Igor straddles the borderline into Torgovania erratically, but he ultimately fails to be anything other than upsetting. One reason why is his back story. With Torgo, we don’t know where this awkward, half-man, half-goat creature came from, or why his knees are so deformed, and we don’t really need (or want) to know. Seeing Igor’s past as John Carradine’s mentally unstable whipping post/monkey-boy is just creepy and gross. Sure, his freak-outs are comical, but once they’re over, you remember who you’re dealing with, and so the wretching continues.
I have to say, none of the Brains are particularly “off” in this episode. Josh and Mary Jo seem to hold fairly steadily at “average” (which is not a bad thing for them) but Joel and especially Trace and Frank frequently hit the mark dead-center, this time around. Joel even manages to crack up Josh, near the end. (“Or is it?”)

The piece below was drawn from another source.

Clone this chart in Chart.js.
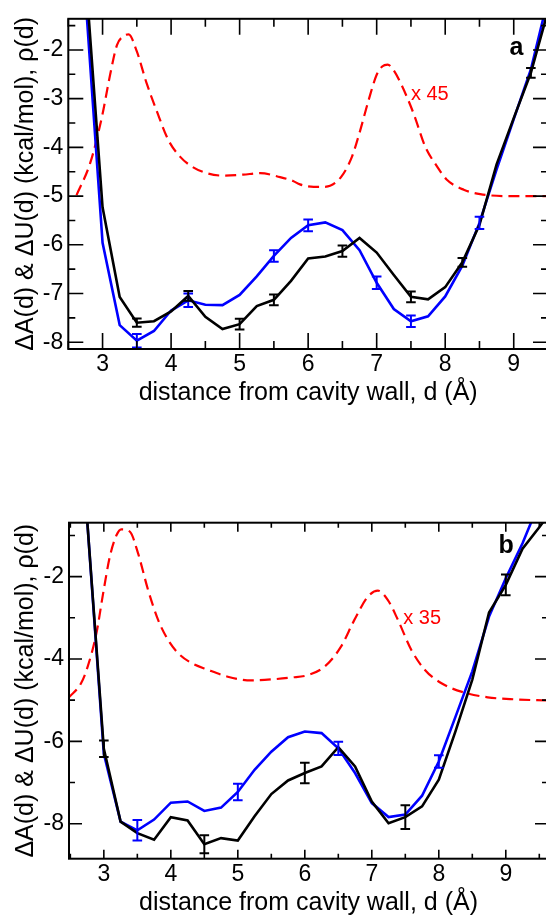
<!DOCTYPE html>
<html><head><meta charset="utf-8">
<script src="https://cdn.jsdelivr.net/npm/chart.js@4.4.1/dist/chart.umd.min.js"></script>
<style>
html,body{margin:0;padding:0;background:#fff;overflow:hidden;width:546px;height:918px}
#wrapA{position:absolute;left:0;top:0;width:548px;height:420px}
#wrapB{position:absolute;left:0;top:500px;width:548px;height:418px}
canvas{display:block}
</style></head><body>
<div id="wrapA"><canvas id="cA" width="548" height="420"></canvas></div>
<div id="wrapB"><canvas id="cB" width="548" height="418"></canvas></div>
<script>
// ---------- shared ----------
const xTitle = 'distance from cavity wall, d (Å)';
const yTitle = 'ΔA(d) & ΔU(d) (kcal/mol), ρ(d)';
const xMajorTicks = [3, 4, 5, 6, 7, 8, 9];
const xMinorTicks = [2.5, 3.5, 4.5, 5.5, 6.5, 7.5, 8.5, 9.5];

// distance grid for the A(d) / U(d) curves
const dist = [2.75,3.00,3.25,3.50,3.75,4.00,4.25,4.50,4.75,5.00,5.25,5.50,5.75,6.00,6.25,6.50,6.75,7.00,7.25,7.50,7.75,8.00,8.25,8.50,8.75,9.00,9.25,9.50,9.75];

// ---------- panel a ----------
const blackA = [-0.40,-5.23,-7.07,-7.60,-7.57,-7.37,-7.05,-7.48,-7.73,-7.63,-7.26,-7.13,-6.74,-6.28,-6.24,-6.13,-5.86,-6.16,-6.62,-7.07,-7.12,-6.87,-6.36,-5.59,-4.35,-3.40,-2.47,-1.20,0.00];
const blueA  = [-0.90,-5.96,-7.65,-7.97,-7.77,-7.35,-7.14,-7.23,-7.24,-7.03,-6.65,-6.23,-5.86,-5.60,-5.54,-5.70,-6.11,-6.78,-7.32,-7.57,-7.47,-7.06,-6.43,-5.55,-4.45,-3.42,-2.40,-0.95,0.50];
const rhoA_d = [2.62,2.82,2.99,3.11,3.21,3.30,3.38,3.50,3.64,3.79,3.96,4.13,4.30,4.52,4.76,5.05,5.30,5.59,5.78,5.88,6.08,6.22,6.32,6.49,6.64,6.76,6.88,7.00,7.08,7.16,7.24,7.37,7.54,7.71,7.88,8.02,8.27,8.51,8.90,9.50];
const rhoA   = [-4.98,-4.32,-3.38,-2.51,-1.90,-1.72,-1.68,-2.03,-2.67,-3.25,-3.85,-4.19,-4.39,-4.53,-4.58,-4.56,-4.53,-4.61,-4.69,-4.76,-4.81,-4.81,-4.79,-4.59,-4.19,-3.65,-3.04,-2.51,-2.34,-2.30,-2.40,-2.74,-3.31,-3.99,-4.39,-4.66,-4.87,-4.96,-5.00,-5.00];
const errBlackA_d = [3.5,4.25,5.0,5.5,6.5,7.5,8.25,9.25];
const errBlackA   = [0.085,0.10,0.11,0.11,0.115,0.11,0.09,0.10];
const errBlueA_d  = [3.5,4.25,5.5,6.0,7.0,7.5,8.5];
const errBlueA    = [0.14,0.14,0.12,0.12,0.13,0.12,0.125];
const yMajorA = [-8,-7,-6,-5,-4,-3,-2];
const yMinorA = [-7.5,-6.5,-5.5,-4.5,-3.5,-2.5,-1.5];
const scaleNoteA = 'x 45';

// ---------- panel b ----------
const blackB = [-0.60,-6.18,-7.95,-8.23,-8.39,-7.84,-7.92,-8.50,-8.35,-8.41,-7.82,-7.28,-6.95,-6.77,-6.61,-6.14,-6.61,-7.46,-7.99,-7.84,-7.58,-6.93,-5.75,-4.50,-2.87,-2.20,-1.32,-0.80,-0.25];
const blueB  = [-0.60,-6.30,-7.95,-8.16,-7.90,-7.49,-7.46,-7.69,-7.61,-7.23,-6.69,-6.25,-5.90,-5.76,-5.80,-6.17,-6.77,-7.50,-7.84,-7.78,-7.32,-6.49,-5.40,-4.30,-2.97,-2.04,-1.19,-0.20,0.50];
const rhoB_d = [2.48,2.66,2.76,2.89,2.99,3.09,3.19,3.26,3.39,3.51,3.66,3.81,3.96,4.11,4.31,4.55,4.85,5.20,5.55,5.80,6.05,6.30,6.54,6.74,6.94,7.09,7.24,7.39,7.59,7.79,8.04,8.39,8.73,9.13,9.65];
const rhoB   = [-4.93,-4.59,-4.18,-3.37,-2.40,-1.51,-0.99,-0.85,-0.91,-1.43,-2.32,-3.05,-3.54,-3.86,-4.10,-4.26,-4.43,-4.52,-4.49,-4.45,-4.39,-4.18,-3.70,-3.05,-2.49,-2.34,-2.57,-3.05,-3.78,-4.26,-4.59,-4.82,-4.93,-4.98,-5.01];
const errBlackB_d = [3.0,4.5,6.0,7.5,9.0];
const errBlackB   = [0.20,0.22,0.25,0.29,0.25];
const errBlueB_d  = [3.5,5.0,6.5,8.0];
const errBlueB    = [0.25,0.20,0.16,0.15];
const yMajorB = [-8,-6,-4,-2];
const yMinorB = [-7,-5,-3,-1];
const scaleNoteB = 'x 35';

// ---------- drawing helpers ----------
const FONT = "'Liberation Sans', Arial, Helvetica, sans-serif";
Chart.defaults.font.family = FONT;
const zip = (xs, ys) => xs.map((v, i) => ({x: v, y: ys[i]}));

const frameTicks = {
  id: 'frameTicks',
  afterDatasetsDraw(chart, args, o) {
    const {ctx, chartArea: ca, scales: {x, y}} = chart;
    ctx.save();
    // error bars
    o.errorBars.forEach(eb => {
      ctx.strokeStyle = eb.color; ctx.lineWidth = 2; ctx.lineCap = 'butt';
      eb.xs.forEach((xv, i) => {
        const yv = eb.seriesY[eb.seriesX.indexOf(xv)];
        const px = x.getPixelForValue(xv);
        const y1 = y.getPixelForValue(yv - eb.err[i]);
        const y2 = y.getPixelForValue(yv + eb.err[i]);
        ctx.beginPath();
        ctx.moveTo(px, y1); ctx.lineTo(px, y2);
        ctx.moveTo(px - o.cap, y1); ctx.lineTo(px + o.cap, y1);
        ctx.moveTo(px - o.cap, y2); ctx.lineTo(px + o.cap, y2);
        ctx.stroke();
      });
    });
    // frame
    ctx.strokeStyle = '#000'; ctx.lineWidth = 2;
    ctx.strokeRect(ca.left, ca.top, ca.right - ca.left, ca.bottom - ca.top);
    // ticks on all four sides, pointing inward
    ctx.lineWidth = 1.6;
    ctx.beginPath();
    const xt = (vals, len) => vals.forEach(v => {
      const p = x.getPixelForValue(v);
      if (p < ca.left - 0.5 || p > ca.right + 0.5) return;
      ctx.moveTo(p, ca.bottom); ctx.lineTo(p, ca.bottom - len);
      ctx.moveTo(p, ca.top); ctx.lineTo(p, ca.top + len);
    });
    const yt = (vals, len) => vals.forEach(v => {
      const p = y.getPixelForValue(v);
      if (p < ca.top - 0.5 || p > ca.bottom + 0.5) return;
      ctx.moveTo(ca.left, p); ctx.lineTo(ca.left + len, p);
      ctx.moveTo(ca.right, p); ctx.lineTo(ca.right - len, p);
    });
    xt(o.xMajor, o.xMajLen); xt(o.xMinor, o.xMinLen);
    yt(o.yMajor, o.yMajLen); yt(o.yMinor, o.yMinLen);
    ctx.stroke();
    // annotations
    ctx.textBaseline = 'alphabetic'; ctx.textAlign = 'left';
    ctx.fillStyle = '#ff0000'; ctx.font = '20px ' + FONT;
    ctx.fillText(o.note.text, x.getPixelForValue(o.note.x), y.getPixelForValue(o.note.y));
    ctx.fillStyle = '#000'; ctx.font = 'bold 25px ' + FONT;
    ctx.fillText(o.panel.text, x.getPixelForValue(o.panel.x), y.getPixelForValue(o.panel.y));
    ctx.restore();
  }
};

function makePanel(id, p) {
  return new Chart(document.getElementById(id), {
    type: 'line',
    data: {datasets: [
      {data: zip(p.rhoX, p.rhoY), borderColor: '#ff0000', borderWidth: 2.2, borderDash: [11, 6],
       pointRadius: 0, cubicInterpolationMode: 'monotone', order: 3},
      {data: zip(dist, p.blue), borderColor: '#0000ff', borderWidth: 2.6, pointRadius: 0, tension: 0, order: 2},
      {data: zip(dist, p.black), borderColor: '#000000', borderWidth: 2.6, pointRadius: 0, tension: 0, order: 1}
    ]},
    options: {
      responsive: false, animation: false, devicePixelRatio: 1,
      layout: {padding: {top: p.padTop, left: 0, right: 0, bottom: 0}},
      plugins: {
        legend: {display: false}, tooltip: {enabled: false},
        frameTicks: {
          errorBars: [
            {color: '#0000ff', xs: p.errBlueX, err: p.errBlue, seriesX: dist, seriesY: p.blue},
            {color: '#000000', xs: p.errBlackX, err: p.errBlack, seriesX: dist, seriesY: p.black}
          ],
          cap: 4.8,
          xMajor: xMajorTicks, xMinor: xMinorTicks, yMajor: p.yMajor, yMinor: p.yMinor,
          xMajLen: p.xMajLen, xMinLen: p.xMinLen, yMajLen: p.yMajLen, yMinLen: p.yMinLen,
          note: p.note, panel: p.panel
        }
      },
      scales: {
        x: {
          type: 'linear', min: p.xMin, max: p.xMax,
          afterBuildTicks: s => { s.ticks = xMajorTicks.map(v => ({value: v})); },
          afterFit: s => { s.height = p.xAxisH; },
          grid: {display: false, drawTicks: false}, border: {display: false},
          ticks: {font: {size: 23}, color: '#000', padding: 2, maxRotation: 0, autoSkip: false,
                  callback: v => String(v)},
          title: {display: true, text: xTitle, color: '#000', font: {size: 25},
                  padding: {top: 0, bottom: p.xTitlePad}}
        },
        y: {
          type: 'linear', min: p.yMin, max: p.yMax,
          afterBuildTicks: s => { s.ticks = p.yMajor.map(v => ({value: v})); },
          afterFit: s => { s.width = p.yAxisW; },
          grid: {display: false, drawTicks: false}, border: {display: false},
          ticks: {font: {size: 23}, color: '#000', padding: 5, autoSkip: false,
                  callback: v => String(v)},
          title: {display: true, text: yTitle, color: '#000', font: {size: 25},
                  padding: {top: 11, bottom: 0}}
        }
      }
    },
    plugins: [frameTicks]
  });
}

makePanel('cA', {
  black: blackA, blue: blueA, rhoX: rhoA_d, rhoY: rhoA,
  errBlackX: errBlackA_d, errBlack: errBlackA, errBlueX: errBlueA_d, errBlue: errBlueA,
  yMajor: yMajorA, yMinor: yMinorA,
  xMin: 2.5, xMax: 9.5, yMin: -8.14, yMax: -1.36,
  padTop: 13.5, yAxisW: 68.3, xAxisH: 71, xTitlePad: 12,
  xMajLen: 16, xMinLen: 8, yMajLen: 15, yMinLen: 7,
  note: {text: scaleNoteA, x: 7.5, y: -3.03},
  panel: {text: 'a', x: 8.94, y: -2.1}
});
makePanel('cB', {
  black: blackB, blue: blueB, rhoX: rhoB_d, rhoY: rhoB,
  errBlackX: errBlackB_d, errBlack: errBlackB, errBlueX: errBlueB_d, errBlue: errBlueB,
  yMajor: yMajorB, yMinor: yMinorB,
  xMin: 2.48, xMax: 9.63, yMin: -8.85, yMax: -0.69,
  padTop: 22.7, yAxisW: 69, xAxisH: 59.3, xTitlePad: 0,
  xMajLen: 9, xMinLen: 5, yMajLen: 13, yMinLen: 6,
  note: {text: scaleNoteB, x: 7.47, y: -3.15},
  panel: {text: 'b', x: 8.89, y: -1.42}
});
</script>
</body></html>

Lastly, I have to commend the CT crew for managing to find humor even in dirty, filthy, murderous incest. Trace’s “I’m haunted by my dead father, I had conjugal relations with my sister, there’s a head in the fridge — Yeah, I’m fine! You?” and Frank’s “I think we need to see other siblings,” are just two great examples of taking an unpleasant subject and unpleasant people, and making it all bearable.
This is definitely a must-buy for any die-hard Cinematic Titanic or MST3K fan. It’s an excellent comeback, after the thoroughly lackluster Wasp Woman. The movie tends to drag the entire atmosphere down, but the riffs are solid and there’s just not a lot to complain about on the Cinematic Titanic side of things.